One potential hazard is the gas used in the STOR process. This can present a real risk in conjunction with ignition sources such as electrical faults, mechanical failure and even weather events such as lightning strikes. To mitigate such risk, it’s vital to ensure that electrical testing, including thermographic testing is undertaken by a competent contractor and that equipment is regularly serviced and maintained in line with statutory requirements.

Since STOR equipment may be housed on unattended sites, it’s necessary to implement risk management processes to monitor the kit remotely. One recommended measure is to install heat and smoke detectors which can automatically shut off the engine in the event of fire or unacceptably high temperatures. Sites should also house suitable fire-fighting and suppression equipment, such as sprinkler systems. Supervisory control and data acquisition (SCADA) systems are an effective way of monitoring and controlling industrial processes to gather real-time data and be alerted to any anomalous readings which could indicate issues.

It’s also important to educate workers on the importance of correct storage of flammables and around housekeeping standards, such as strict controls on smoking.

Conversely, flooding and water damage can also pose a threat. Where a site is located in a higher flood risk area, a flood assessment should be completed. It may be necessary to take steps such as raising floor levels or building up site levels, in addition to completing regular building and roof inspections. 

A further risk of unmanned STOR sites is the potential for unauthorised access and criminal activity. To reduce the chances of this it’s recommended to install perimeter security (such as weldmesh or palisade fences), and consider electronic security such as CCTV and/or perimeter beams.

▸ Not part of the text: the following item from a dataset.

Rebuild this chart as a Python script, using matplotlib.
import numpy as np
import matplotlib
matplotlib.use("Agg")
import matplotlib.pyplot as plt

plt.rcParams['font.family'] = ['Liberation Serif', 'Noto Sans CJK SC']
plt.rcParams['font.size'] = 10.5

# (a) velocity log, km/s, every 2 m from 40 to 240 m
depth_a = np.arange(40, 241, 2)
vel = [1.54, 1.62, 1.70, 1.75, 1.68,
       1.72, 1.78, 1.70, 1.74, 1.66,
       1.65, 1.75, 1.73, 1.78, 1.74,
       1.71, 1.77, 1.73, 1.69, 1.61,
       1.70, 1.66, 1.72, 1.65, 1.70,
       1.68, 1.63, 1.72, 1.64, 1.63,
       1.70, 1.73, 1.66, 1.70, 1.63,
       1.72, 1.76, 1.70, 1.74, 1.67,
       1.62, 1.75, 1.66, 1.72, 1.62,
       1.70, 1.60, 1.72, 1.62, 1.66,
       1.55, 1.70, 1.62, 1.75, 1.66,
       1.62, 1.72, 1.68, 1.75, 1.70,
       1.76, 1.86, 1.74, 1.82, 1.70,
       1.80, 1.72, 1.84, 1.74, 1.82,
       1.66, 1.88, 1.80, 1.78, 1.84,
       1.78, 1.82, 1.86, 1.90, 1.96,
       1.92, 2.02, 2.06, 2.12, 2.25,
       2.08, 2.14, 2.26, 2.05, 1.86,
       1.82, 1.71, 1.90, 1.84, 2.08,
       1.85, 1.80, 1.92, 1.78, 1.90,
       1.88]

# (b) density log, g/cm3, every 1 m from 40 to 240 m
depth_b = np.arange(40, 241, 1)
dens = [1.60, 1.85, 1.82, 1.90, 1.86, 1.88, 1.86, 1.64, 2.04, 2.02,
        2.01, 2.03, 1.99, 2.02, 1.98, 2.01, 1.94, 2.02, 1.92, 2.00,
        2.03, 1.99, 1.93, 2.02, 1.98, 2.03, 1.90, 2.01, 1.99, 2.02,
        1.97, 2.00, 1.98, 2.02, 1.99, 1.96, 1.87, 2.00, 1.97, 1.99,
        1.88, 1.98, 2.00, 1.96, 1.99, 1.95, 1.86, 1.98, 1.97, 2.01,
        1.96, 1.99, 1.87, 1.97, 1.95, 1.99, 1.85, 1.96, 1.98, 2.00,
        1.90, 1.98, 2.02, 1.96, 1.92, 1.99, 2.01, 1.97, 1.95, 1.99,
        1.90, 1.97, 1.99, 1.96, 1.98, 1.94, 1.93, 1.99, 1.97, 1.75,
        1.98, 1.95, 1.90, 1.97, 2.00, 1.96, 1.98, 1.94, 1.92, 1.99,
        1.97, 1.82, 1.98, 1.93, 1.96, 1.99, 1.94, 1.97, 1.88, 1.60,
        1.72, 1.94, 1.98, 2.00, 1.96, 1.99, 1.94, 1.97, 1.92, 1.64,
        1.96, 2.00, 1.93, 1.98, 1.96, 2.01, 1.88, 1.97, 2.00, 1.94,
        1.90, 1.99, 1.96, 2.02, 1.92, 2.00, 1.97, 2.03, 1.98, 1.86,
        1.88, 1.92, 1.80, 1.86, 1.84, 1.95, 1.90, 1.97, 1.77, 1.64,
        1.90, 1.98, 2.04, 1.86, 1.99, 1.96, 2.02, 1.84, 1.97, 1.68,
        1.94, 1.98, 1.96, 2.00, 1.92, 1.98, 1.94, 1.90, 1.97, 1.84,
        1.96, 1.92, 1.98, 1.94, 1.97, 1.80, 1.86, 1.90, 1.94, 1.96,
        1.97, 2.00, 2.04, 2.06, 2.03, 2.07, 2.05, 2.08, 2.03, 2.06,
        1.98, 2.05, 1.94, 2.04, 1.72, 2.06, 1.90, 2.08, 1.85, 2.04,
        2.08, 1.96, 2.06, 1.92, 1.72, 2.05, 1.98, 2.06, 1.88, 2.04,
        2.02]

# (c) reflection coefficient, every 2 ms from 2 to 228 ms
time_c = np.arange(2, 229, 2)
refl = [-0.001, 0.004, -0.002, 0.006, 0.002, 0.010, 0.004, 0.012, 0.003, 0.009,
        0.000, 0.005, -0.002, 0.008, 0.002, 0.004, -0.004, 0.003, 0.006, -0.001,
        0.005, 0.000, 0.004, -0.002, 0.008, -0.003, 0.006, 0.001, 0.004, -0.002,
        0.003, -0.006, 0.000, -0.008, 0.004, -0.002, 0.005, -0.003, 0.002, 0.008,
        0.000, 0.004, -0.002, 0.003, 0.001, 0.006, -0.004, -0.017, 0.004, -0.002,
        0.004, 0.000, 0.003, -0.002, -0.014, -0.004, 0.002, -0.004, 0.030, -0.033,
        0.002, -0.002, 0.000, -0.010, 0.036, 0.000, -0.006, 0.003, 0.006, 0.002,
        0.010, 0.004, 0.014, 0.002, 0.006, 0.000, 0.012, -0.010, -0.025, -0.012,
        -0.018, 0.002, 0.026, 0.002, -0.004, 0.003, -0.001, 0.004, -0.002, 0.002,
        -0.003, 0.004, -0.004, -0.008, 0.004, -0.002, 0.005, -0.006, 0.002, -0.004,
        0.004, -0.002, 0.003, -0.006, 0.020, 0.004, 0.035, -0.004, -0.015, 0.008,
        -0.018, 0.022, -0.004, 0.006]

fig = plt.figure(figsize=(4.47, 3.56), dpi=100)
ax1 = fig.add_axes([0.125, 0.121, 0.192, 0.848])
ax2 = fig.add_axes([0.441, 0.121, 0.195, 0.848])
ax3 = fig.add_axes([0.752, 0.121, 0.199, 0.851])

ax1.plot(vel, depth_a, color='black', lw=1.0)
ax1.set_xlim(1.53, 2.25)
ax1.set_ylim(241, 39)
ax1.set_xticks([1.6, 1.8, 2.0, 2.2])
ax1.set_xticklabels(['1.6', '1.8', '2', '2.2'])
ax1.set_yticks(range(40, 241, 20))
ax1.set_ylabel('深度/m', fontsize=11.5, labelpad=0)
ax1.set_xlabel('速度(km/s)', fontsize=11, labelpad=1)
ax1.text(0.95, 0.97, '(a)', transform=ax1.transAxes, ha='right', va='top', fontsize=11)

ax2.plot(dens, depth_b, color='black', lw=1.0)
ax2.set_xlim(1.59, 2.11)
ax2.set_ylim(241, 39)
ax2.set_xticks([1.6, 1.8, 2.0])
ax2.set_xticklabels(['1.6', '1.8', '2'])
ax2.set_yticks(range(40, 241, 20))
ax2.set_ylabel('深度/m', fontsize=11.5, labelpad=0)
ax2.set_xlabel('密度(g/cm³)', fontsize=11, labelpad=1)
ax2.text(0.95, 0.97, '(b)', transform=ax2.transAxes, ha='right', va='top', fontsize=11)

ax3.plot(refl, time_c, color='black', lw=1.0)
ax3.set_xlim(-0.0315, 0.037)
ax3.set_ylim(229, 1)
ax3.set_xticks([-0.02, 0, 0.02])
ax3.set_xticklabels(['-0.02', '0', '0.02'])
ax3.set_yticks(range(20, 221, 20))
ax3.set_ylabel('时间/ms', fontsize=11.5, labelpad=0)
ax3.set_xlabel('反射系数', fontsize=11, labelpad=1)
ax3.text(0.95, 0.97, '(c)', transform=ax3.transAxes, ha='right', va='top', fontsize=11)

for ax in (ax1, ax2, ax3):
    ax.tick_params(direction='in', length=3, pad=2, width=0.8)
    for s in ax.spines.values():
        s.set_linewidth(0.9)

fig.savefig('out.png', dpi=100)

Whilst supportive of the technology, any potential insurer of STOR installations will be mindful of the many associated risks and wary of any service provider who exhibits a lack of expertise, due diligence and risk management processes. There will likely be a preference for new engines, but where second-hand engines are accepted, insurers will be keen to satisfy themselves that the operator has the required engineering capability and is committed to STOR for an enduring time period. Other criteria influencing insurance requirements include where and under which circumstances the equipment is used, the quality and type of gas used, and the number of start-ups and operating hours.

Where robust due diligence and ongoing maintenance is undertaken, STOR can offer an effective and efficient method of meeting our energy needs, both now and in the future.

Commentary and guidance in this article are provided for information purposes only and are not intended to amount to advice on which reliance should be placed. Readers should seek further advice when dealing with their individual and particular situations. Allianz Insurance plc shall have no liability for any action taken as a result of and in reliance on the information contained in this article.